This week’s travel dream: Beijing on two wheels

The author starts his daily trip near the city's largest Tibetan monastery and ends at the Sihuan Market, where he buys a fresh jianbing for breakfast.

The Beijing of narrow alleyways and richly layered history might “not be around in such authentic form much longer,” said Evan Osnos in Condé Nast Traveler. As the population of China’s capital nears 20 million, the city is reinventing itself by bulldozing dense, ancient neighborhoods and replacing them with modern apartment blocks that all seem to bear odd names like Merlin Champagne Town. After six years here, I know how to skirt such sterile zones when I head out to get my breakfast each morning. I like to travel by bicycle—because pedaling a two-wheeler is “still the best way to absorb the rhythm” of this great metropolis.

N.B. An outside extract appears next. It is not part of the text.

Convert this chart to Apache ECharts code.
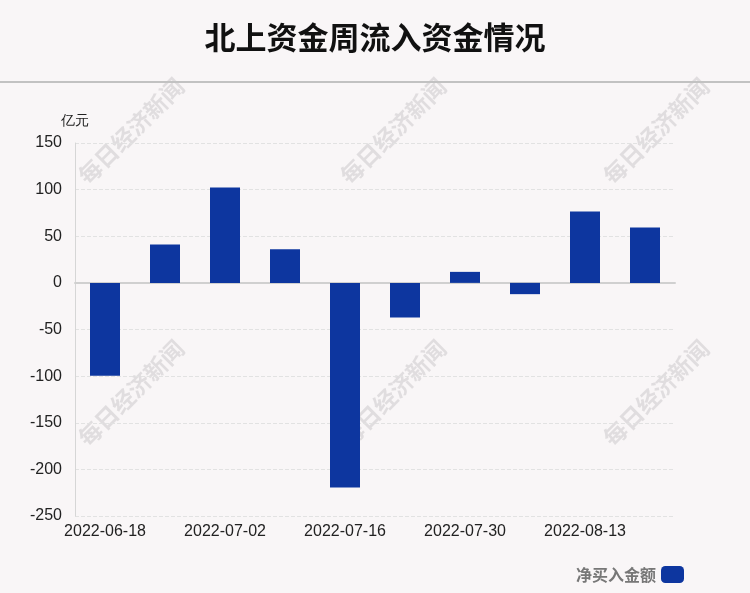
<!DOCTYPE html>
<html><head><meta charset="utf-8">
<script src="https://cdn.jsdelivr.net/npm/echarts@6/dist/echarts.min.js"></script>
<style>html,body{margin:0;padding:0;background:#f9f6f7}#c{width:750px;height:593px}</style>
</head><body><div id="c"></div>
<script>
var categories = ['2022-06-18','2022-06-25','2022-07-02','2022-07-09','2022-07-16','2022-07-23','2022-07-30','2022-08-06','2022-08-13','2022-08-20'];
var netBuy = [-99.5, 41.2, 102.3, 36.1, -219.4, -37.1, 11.8, -12.1, 76.6, 59.4];
var seriesName = '净买入金额';
var titleText = '北上资金周流入资金情况';
var unitName = '亿元';
var watermark = '每日经济新闻';

var chart = echarts.init(document.getElementById('c'));
var wmPos = [[131,131],[393,131],[656,131],[131,393],[393,393],[656,393]];
var graphics = wmPos.map(function(p){
  return {type:'text', x:p[0], y:p[1], rotation:Math.PI/4, z:-10, silent:true,
    style:{text:watermark, font:'bold 23px "Noto Sans CJK SC"', fill:'rgba(185,182,183,0.38)', align:'center', verticalAlign:'middle'}};
});
graphics.push({type:'line', shape:{x1:0,y1:82,x2:750,y2:82}, style:{stroke:'#c2c2c2', lineWidth:2}});
var lblFont = '"Liberation Sans", Arial, sans-serif';
chart.setOption({
  backgroundColor:'#f9f6f7',
  title:{text:titleText, left:'center', top:17, textStyle:{fontSize:31, fontWeight:'bold', color:'#111', fontFamily:'"Noto Sans CJK SC"'}},
  graphic:graphics,
  grid:{left:75, right:75, top:143, bottom:77},
  legend:{right:61, bottom:5, icon:'roundRect', itemWidth:23, itemHeight:17, align:'right', itemGap:6,
    textStyle:{fontSize:16, fontWeight:'bold', color:'#777', fontFamily:'"Noto Sans CJK SC"'}, data:[seriesName]},
  xAxis:[
    {type:'category', data:categories, position:'bottom', axisTick:{show:false},
     axisLine:{show:false, onZero:false},
     axisLabel:{interval:1, fontSize:16, color:'#222', margin:8, fontFamily:lblFont}},
    {type:'category', data:categories, position:'bottom', axisTick:{show:false},
     axisLine:{onZero:true, lineStyle:{color:'#d0d0d0', width:2}},
     axisLabel:{show:false}}
  ],
  yAxis:{type:'value', min:-250, max:150, interval:50, name:unitName,
    nameTextStyle:{fontSize:14, color:'#222', align:'center'}, nameGap:15,
    axisLine:{show:true, lineStyle:{color:'#d6d6d6'}}, axisTick:{show:false},
    axisLabel:{fontSize:16, color:'#222', margin:13, fontFamily:lblFont},
    splitLine:{lineStyle:{type:'dashed', color:'#e2e2e2'}}},
  series:[{name:seriesName, type:'bar', xAxisIndex:0, data:netBuy, barWidth:30, itemStyle:{color:'#0d369f'}}]
});
</script></body></html>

The “sky is as white and shapeless as cotton” as I set out on a street near Beijing’s largest Tibetan monastery, located at one corner of the old city that was, until the ’50s, surrounded by a Ming dynasty–era wall. In one of the alleys known as hutongs, I cut beneath rustling scholar trees and pass into the Gulou neighborhood, Beijing’s answer to Greenwich Village. A “stylish jumble of courtyards and pocket-size galleries,” of guitar shops and vintage-clothing boutiques, the area retains just enough brothels and mah-jongg parlors to remind you of its recent past. Mao lived in the neighborhood when he was just a librarian.